而作为法官,亦应从以下方面看待和使用司法AI:
1.了解。面对每段时间都会被热炒一次的AI话题,以及当前层出不穷的司法AI产品,“漠视、恐慌、追捧”都不该是法官的应有态度。首先,漠视容易导致对新技术的无知,法官应充分发挥搜集、掌握信息的职业能力,去了解与行业相关的新生事物,虽然目前更多只是概念炒作,但将来未尝不会成为行业变革之契机。其次,恐慌多来自外行的担忧,真正优秀的法官,自然明白审判技巧和法律知识的独到之处与难以替代的内核,对于那些司法AI将会取代法官的言论,只会一笑置之。最后,追捧是对自己定位的盲目,在这些新技术、新概念的新闻包围中,法官应保持充分理性,在了解的基础上,审视这些概念的真实性和背后的机理,结合自己所处的行业环境、职业阶段和发展需求谨慎判断。

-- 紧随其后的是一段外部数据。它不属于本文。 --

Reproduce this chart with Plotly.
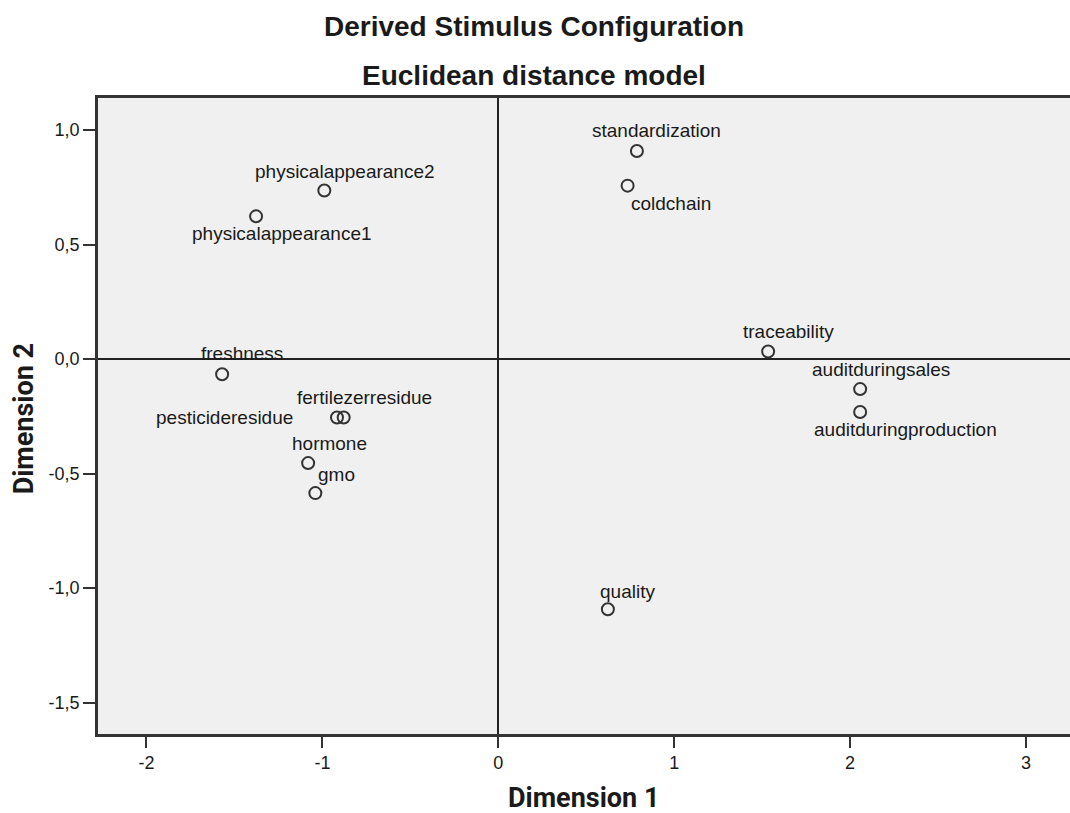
import plotly.graph_objects as go

# ---- data ----
stimuli = ["standardization", "coldchain", "physicalappearance2", "physicalappearance1",
           "traceability", "freshness", "auditduringsales", "auditduringproduction",
           "fertilezerresidue", "pesticideresidue", "hormone", "gmo", "quality"]
dim1 = [0.788, 0.735, -0.989, -1.377, 1.534, -1.570, 2.057, 2.057, -0.879, -0.917, -1.081, -1.040, 0.623]
dim2 = [0.908, 0.757, 0.736, 0.623, 0.033, -0.066, -0.131, -0.231, -0.255, -0.255, -0.454, -0.585, -1.092]

x_tickvals = [-2, -1, 0, 1, 2, 3]
x_ticktext = ["-2", "-1", "0", "1", "2", "3"]
y_tickvals = [-1.5, -1.0, -0.5, 0.0, 0.5, 1.0]
y_ticktext = ["-1,5", "-1,0", "-0,5", "0,0", "0,5", "1,0"]

# label placement (pixel offsets of the label centre from its point; dy positive = down)
label_offsets = {
    "standardization": (20, -20.6), "coldchain": (43, 18), "physicalappearance2": (20.7, -19),
    "physicalappearance1": (26, 17.6), "traceability": (20, -20), "freshness": (20, -21),
    "auditduringsales": (21, -20), "auditduringproduction": (45, 18), "fertilezerresidue": (20.5, -20),
    "pesticideresidue": (-112.7, 0), "hormone": (21, -20), "gmo": (21, -19), "quality": (20, -17.6),
}

AX = "#333333"
TXT = "#1a1a1a"

fig = go.Figure()
fig.add_trace(go.Scatter(
    x=dim1, y=dim2, mode="markers",
    marker=dict(symbol="circle-open", size=12, color=AX, line=dict(width=2, color=AX)),
    hoverinfo="text", text=stimuli, showlegend=False,
))

annotations = []
for name, xv, yv in zip(stimuli, dim1, dim2):
    dx, dy = label_offsets[name]
    annotations.append(dict(
        x=xv, y=yv, xref="x", yref="y", text=name, showarrow=False,
        xshift=dx, yshift=-dy, xanchor="center", yanchor="middle",
        font=dict(family="Liberation Sans, Arial, sans-serif", size=19, color=TXT),
    ))

annotations += [
    dict(text="<b>Derived Stimulus Configuration</b>", x=0.4485, y=1.113, xref="paper", yref="paper",
         showarrow=False, xanchor="center", yanchor="middle",
         font=dict(family="Liberation Sans, Arial, sans-serif", size=28, color=TXT)),
    dict(text="<b>Euclidean distance model</b>", x=0.4485, y=1.035, xref="paper", yref="paper",
         showarrow=False, xanchor="center", yanchor="middle",
         font=dict(family="Liberation Sans, Arial, sans-serif", size=28, color=TXT)),
    dict(text="<b>Dimension 1</b>", x=0.4997, y=-0.0999, xref="paper", yref="paper",
         showarrow=False, xanchor="center", yanchor="middle",
         font=dict(family="Roboto, Liberation Sans, sans-serif", size=27, color=TXT)),
    dict(text="<b>Dimension 2</b>", x=-0.0766, y=0.4956, xref="paper", yref="paper", textangle=-90,
         showarrow=False, xanchor="center", yanchor="middle",
         font=dict(family="Roboto, Liberation Sans, sans-serif", size=27, color=TXT)),
]

fig.update_layout(
    width=1070, height=813,
    margin=dict(l=97.5, r=0, t=98.4, b=79, pad=0),
    paper_bgcolor="white", plot_bgcolor="#f0f0f0",
    annotations=annotations,
    hovermode="closest",
)
fig.update_xaxes(
    range=[-2.2756, 3.25], tickvals=x_tickvals, ticktext=x_ticktext,
    showgrid=False, zeroline=True, zerolinecolor="#222222", zerolinewidth=2,
    showline=True, linecolor=AX, linewidth=2.5, mirror=True,
    ticks="outside", ticklen=11, tickwidth=2, tickcolor=AX,
    tickfont=dict(family="Liberation Sans, Arial, sans-serif", size=18, color=TXT),
)
fig.update_yaxes(
    range=[-1.6365, 1.1395], tickvals=y_tickvals, ticktext=y_ticktext,
    showgrid=False, zeroline=True, zerolinecolor="#222222", zerolinewidth=2,
    showline=True, linecolor=AX, linewidth=2.5, mirror=False,
    ticks="outside", ticklen=12, tickwidth=2, tickcolor=AX,
    tickfont=dict(family="Liberation Sans, Arial, sans-serif", size=18, color=TXT),
)

# remove the default 8px page margin so the 1070x813 figure fills the window exactly
fig.write_html(
    "out.html",
    config={"displayModeBar": False},
    post_script="document.body.style.margin='0';document.body.style.overflow='hidden';",
)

2.利用。AI带来的诸多辅助功能就像人类在陆地、在空中、在网络世界的触角,是人类本体的延伸,帮助人类不断突破生物构造的限制。“君子性非异也,善假于物也。”司法AI的研发、完善,最终也将成为法官审判的外延,懂得利用的法官,可以借助这些外延提升效率,打破时空限制,为自己也为民众创造更多价值。
3.合作。司法AI在法院工作中的運用,特别是在其研发阶段,事实上离不开法官。AI的前提仍是人工,司法AI的技能不会凭空产生,其形成的过程离不开行业内资深法官的智力贡献,对于这类合作机会,只要有心,其实很多。既然司法AI是一个不可避免的新趋势,法官何不参与其中从而成为司法AI的缔造者?比如,如果说代码是AI产品的工作规则,那么学会一点编程并掌握这种思维方式就是了解AI的捷径,可以帮助法官加深对AI禀性的认识。无论如何,法官在和司法AI相处的全程中,都必须坚守法官的主体地位和AI的辅助角色.防止因为AI而导致的异化和锚定效应,确立AI在审判领域应用的制度框架,让司法AI来促进司法正义,而非带来混乱、偏见和歧视。